Oleh: Indra Sakti Nauli / Wartawan padanginfo.com

Drs. H. Bakar Effendi. Saya lebih awal mengenal nama dan jabatan daripada orangnya. Lelaki bertubuh kecil, wajah mirip India. Tapi bukan keturunan India.  Saya menjadi lebih dekat setelah sama-sama mengurus  sekolah Adabiah. . Saya memanggilnya Pak Bakar.

“Ambo lahia katiko umua apak ampek puluah tahun,” sebut saya suatu kali.

“Alah jadi camat ambo tumah,” balas Pak Bakar.

Itulah awal-awal perkenalan saya. Pamong senior kelahiran Sasak, Pasaman Barat, 24 April 1924. 

Sejak tahun 2003,   di Yayasan Syarikat Oesaha Adabiah, Pak Bakar sebagai anggota  Pembina, Saya Menjabat Kabid Hukum, Humas dan Hubungan Antar Lembaga.

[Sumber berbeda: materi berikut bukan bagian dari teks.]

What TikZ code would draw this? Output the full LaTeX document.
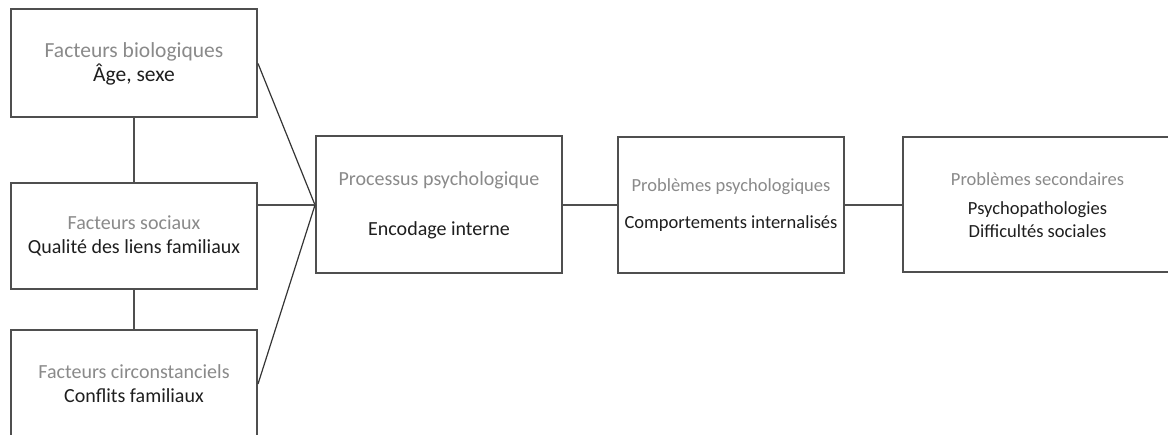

Pak Bakar tidak alumni Perguruan Adabiah. Saya alumni sejak SD, SMP dan SMA Adabiah. Tapi kecintaan Pak Bakar dengan Adabiah luar biasa. Pak Bakar ikut merintis berdirinya Sekolah Tinggi Ilmu Administrasi (STIA)  Adabiah, tahun 1984 dan menjadi Ketua STIA yang pertama.

Setiap hari Senin dan Kamis, kalau kesehatannya prima, Pak Bakar selalu ngantor ke Adabiah. Biasanya, setelah menaruh tas kulit tentengannya di ruang kerja Pembina , Pak Bakar masuk ruangan saya. Duduk di kursi depan meja kerja saya.

“Apo carito kini ko…?” 

“Carito bagalau..” jawab saya tersenyum. Lalu, saya pergi ke ruangan lain. Mengambil tiga koran langganan: Haluan, Singgalang, Padang Ekspres dan menyerahkan ke Pak Bakar. 

Dari ruangan saya, Pak Bakar membawa ketiga koran ke ruangannya.

“Ambo baok koran ko dulu…”

Belakangan, sejak berjalan memakai tongkat, Pak Bakar tak lagi bertandang ke ruangan saya. Biasanya, kalau sudah duduk di ruangan Pembina, saya    mengantarkan koran ke ruang Pak Bakar.  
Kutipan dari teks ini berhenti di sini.